WRITTEN EXERCISE: Print the lines that start the entries and continue through the one holding "y_scale = alt.Scale(domain=[-0.4, 0.0], nice=False, zero=False)", please, exactly and with the pictures omitted.
━━ EXTRACTED RECORDS ━━
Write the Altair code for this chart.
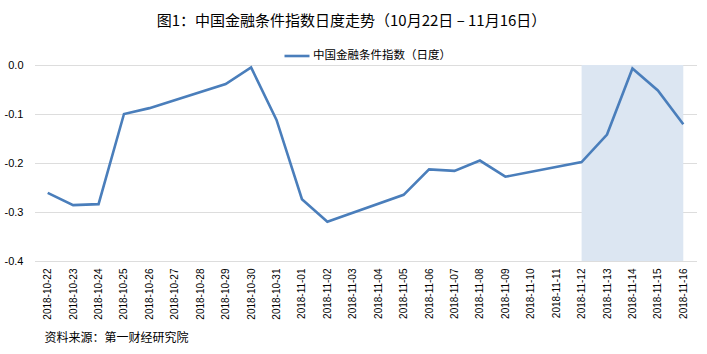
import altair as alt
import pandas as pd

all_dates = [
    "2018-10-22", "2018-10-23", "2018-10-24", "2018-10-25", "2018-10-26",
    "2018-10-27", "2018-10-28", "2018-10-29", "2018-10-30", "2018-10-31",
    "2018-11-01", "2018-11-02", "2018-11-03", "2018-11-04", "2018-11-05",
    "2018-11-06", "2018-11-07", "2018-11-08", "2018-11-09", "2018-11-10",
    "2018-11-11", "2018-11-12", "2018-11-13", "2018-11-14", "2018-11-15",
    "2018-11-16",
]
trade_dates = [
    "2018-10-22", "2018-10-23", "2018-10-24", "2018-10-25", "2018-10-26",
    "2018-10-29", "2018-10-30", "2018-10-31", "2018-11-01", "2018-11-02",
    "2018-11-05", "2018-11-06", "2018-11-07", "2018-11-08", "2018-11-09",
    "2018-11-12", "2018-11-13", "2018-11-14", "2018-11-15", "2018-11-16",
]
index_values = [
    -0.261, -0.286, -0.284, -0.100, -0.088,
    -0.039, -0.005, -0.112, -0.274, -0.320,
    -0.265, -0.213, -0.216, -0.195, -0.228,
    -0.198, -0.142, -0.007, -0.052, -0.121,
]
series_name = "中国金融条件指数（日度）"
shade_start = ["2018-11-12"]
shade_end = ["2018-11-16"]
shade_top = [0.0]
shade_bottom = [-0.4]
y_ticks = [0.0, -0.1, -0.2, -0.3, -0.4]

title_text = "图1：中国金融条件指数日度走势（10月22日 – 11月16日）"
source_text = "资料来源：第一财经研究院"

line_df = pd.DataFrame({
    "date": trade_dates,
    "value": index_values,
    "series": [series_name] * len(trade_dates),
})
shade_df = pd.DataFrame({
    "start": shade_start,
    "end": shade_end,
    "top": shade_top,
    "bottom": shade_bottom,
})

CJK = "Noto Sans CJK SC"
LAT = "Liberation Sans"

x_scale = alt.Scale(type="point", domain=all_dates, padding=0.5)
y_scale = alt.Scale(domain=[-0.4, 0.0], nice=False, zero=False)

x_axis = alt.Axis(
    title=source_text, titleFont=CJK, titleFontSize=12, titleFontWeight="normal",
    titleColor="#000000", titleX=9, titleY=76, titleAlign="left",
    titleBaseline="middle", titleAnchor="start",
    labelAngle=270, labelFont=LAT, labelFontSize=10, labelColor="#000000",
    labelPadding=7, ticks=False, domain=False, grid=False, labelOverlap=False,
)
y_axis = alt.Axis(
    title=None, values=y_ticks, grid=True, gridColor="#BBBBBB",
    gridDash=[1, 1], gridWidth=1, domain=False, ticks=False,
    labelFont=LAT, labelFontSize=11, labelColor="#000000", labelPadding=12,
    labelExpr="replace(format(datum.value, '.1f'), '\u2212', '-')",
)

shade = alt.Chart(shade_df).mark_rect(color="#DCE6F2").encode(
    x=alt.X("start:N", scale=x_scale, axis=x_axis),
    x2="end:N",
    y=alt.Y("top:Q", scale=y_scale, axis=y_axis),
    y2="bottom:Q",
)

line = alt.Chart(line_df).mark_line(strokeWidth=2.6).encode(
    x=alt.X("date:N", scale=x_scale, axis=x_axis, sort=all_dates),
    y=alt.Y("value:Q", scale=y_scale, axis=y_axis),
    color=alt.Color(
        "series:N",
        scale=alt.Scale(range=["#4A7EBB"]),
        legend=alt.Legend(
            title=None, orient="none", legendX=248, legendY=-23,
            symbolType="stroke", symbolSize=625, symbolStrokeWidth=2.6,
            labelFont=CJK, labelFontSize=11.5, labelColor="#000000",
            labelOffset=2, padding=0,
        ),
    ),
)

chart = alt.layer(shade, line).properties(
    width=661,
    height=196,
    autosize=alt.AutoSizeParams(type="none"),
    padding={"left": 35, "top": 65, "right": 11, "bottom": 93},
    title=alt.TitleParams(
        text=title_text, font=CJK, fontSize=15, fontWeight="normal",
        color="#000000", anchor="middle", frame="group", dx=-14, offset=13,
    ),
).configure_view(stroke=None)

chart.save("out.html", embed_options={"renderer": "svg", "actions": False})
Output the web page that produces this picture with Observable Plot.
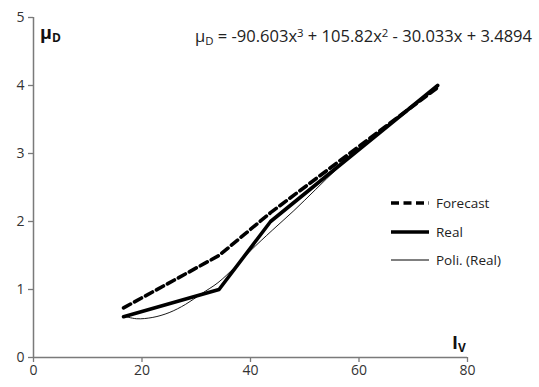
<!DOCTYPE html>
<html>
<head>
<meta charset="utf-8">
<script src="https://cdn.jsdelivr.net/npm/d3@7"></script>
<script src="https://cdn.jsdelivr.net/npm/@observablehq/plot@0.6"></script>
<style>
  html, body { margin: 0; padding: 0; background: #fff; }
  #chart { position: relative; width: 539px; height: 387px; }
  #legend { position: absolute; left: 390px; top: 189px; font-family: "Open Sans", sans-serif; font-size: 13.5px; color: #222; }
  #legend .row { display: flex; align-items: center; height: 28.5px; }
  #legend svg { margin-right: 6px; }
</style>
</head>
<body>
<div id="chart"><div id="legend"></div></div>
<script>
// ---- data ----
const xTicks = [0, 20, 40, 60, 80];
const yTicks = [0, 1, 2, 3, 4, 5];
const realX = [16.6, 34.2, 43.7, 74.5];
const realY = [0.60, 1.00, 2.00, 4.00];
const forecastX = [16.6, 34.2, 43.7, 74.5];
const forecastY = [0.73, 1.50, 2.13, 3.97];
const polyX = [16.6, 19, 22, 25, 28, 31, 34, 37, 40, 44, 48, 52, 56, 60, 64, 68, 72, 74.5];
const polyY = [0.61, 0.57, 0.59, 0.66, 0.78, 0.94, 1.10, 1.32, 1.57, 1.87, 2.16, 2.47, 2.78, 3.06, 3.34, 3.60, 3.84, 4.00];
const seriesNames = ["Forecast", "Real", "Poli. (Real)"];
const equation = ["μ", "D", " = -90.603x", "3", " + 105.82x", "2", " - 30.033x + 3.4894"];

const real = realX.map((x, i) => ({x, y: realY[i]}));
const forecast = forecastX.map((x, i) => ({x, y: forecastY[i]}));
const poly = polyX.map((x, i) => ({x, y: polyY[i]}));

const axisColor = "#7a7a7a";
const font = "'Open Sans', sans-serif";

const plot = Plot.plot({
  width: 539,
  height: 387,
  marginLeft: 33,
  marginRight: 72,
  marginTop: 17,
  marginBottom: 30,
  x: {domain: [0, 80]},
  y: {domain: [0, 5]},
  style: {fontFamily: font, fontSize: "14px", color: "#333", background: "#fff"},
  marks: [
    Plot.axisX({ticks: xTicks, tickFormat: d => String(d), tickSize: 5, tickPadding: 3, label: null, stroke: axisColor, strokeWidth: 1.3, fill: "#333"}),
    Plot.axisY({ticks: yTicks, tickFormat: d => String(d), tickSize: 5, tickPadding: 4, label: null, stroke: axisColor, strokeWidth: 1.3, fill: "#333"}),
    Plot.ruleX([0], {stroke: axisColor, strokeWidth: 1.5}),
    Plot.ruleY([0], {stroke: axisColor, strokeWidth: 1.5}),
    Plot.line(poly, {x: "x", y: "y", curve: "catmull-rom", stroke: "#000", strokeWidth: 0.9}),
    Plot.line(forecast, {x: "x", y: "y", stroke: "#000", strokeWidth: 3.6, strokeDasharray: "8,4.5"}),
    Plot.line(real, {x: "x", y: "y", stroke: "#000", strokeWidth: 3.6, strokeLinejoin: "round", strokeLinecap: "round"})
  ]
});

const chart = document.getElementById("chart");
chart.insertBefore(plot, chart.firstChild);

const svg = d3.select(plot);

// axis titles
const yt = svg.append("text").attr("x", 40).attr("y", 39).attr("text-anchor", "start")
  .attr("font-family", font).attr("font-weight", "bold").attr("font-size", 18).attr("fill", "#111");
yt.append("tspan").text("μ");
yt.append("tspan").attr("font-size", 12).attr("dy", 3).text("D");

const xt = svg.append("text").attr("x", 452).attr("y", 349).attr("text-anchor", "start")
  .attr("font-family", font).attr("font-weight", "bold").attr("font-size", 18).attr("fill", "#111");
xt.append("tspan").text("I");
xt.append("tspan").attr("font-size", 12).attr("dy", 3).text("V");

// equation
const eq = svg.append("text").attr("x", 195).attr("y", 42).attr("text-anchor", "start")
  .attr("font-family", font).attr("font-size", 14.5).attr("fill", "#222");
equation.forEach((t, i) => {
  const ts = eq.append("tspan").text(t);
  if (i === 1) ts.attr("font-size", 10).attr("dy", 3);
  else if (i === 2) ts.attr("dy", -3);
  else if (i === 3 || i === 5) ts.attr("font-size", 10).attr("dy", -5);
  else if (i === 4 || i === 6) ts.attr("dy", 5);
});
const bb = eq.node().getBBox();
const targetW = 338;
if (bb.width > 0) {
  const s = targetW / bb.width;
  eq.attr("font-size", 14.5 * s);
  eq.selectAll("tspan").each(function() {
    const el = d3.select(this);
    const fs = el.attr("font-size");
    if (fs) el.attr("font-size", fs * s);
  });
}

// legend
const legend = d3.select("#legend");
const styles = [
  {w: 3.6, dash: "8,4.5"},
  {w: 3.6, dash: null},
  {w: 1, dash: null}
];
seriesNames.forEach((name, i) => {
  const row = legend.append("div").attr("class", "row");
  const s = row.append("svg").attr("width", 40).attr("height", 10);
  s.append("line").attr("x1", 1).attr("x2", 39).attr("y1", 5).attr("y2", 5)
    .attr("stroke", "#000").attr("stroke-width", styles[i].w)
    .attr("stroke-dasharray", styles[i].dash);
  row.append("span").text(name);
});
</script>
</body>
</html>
━━━
IN RESPONSE:
Write the Altair code for this chart.
import altair as alt
import pandas as pd

all_dates = [
    "2018-10-22", "2018-10-23", "2018-10-24", "2018-10-25", "2018-10-26",
    "2018-10-27", "2018-10-28", "2018-10-29", "2018-10-30", "2018-10-31",
    "2018-11-01", "2018-11-02", "2018-11-03", "2018-11-04", "2018-11-05",
    "2018-11-06", "2018-11-07", "2018-11-08", "2018-11-09", "2018-11-10",
    "2018-11-11", "2018-11-12", "2018-11-13", "2018-11-14", "2018-11-15",
    "2018-11-16",
]
trade_dates = [
    "2018-10-22", "2018-10-23", "2018-10-24", "2018-10-25", "2018-10-26",
    "2018-10-29", "2018-10-30", "2018-10-31", "2018-11-01", "2018-11-02",
    "2018-11-05", "2018-11-06", "2018-11-07", "2018-11-08", "2018-11-09",
    "2018-11-12", "2018-11-13", "2018-11-14", "2018-11-15", "2018-11-16",
]
index_values = [
    -0.261, -0.286, -0.284, -0.100, -0.088,
    -0.039, -0.005, -0.112, -0.274, -0.320,
    -0.265, -0.213, -0.216, -0.195, -0.228,
    -0.198, -0.142, -0.007, -0.052, -0.121,
]
series_name = "中国金融条件指数（日度）"
shade_start = ["2018-11-12"]
shade_end = ["2018-11-16"]
shade_top = [0.0]
shade_bottom = [-0.4]
y_ticks = [0.0, -0.1, -0.2, -0.3, -0.4]

title_text = "图1：中国金融条件指数日度走势（10月22日 – 11月16日）"
source_text = "资料来源：第一财经研究院"

line_df = pd.DataFrame({
    "date": trade_dates,
    "value": index_values,
    "series": [series_name] * len(trade_dates),
})
shade_df = pd.DataFrame({
    "start": shade_start,
    "end": shade_end,
    "top": shade_top,
    "bottom": shade_bottom,
})

CJK = "Noto Sans CJK SC"
LAT = "Liberation Sans"

x_scale = alt.Scale(type="point", domain=all_dates, padding=0.5)
y_scale = alt.Scale(domain=[-0.4, 0.0], nice=False, zero=False)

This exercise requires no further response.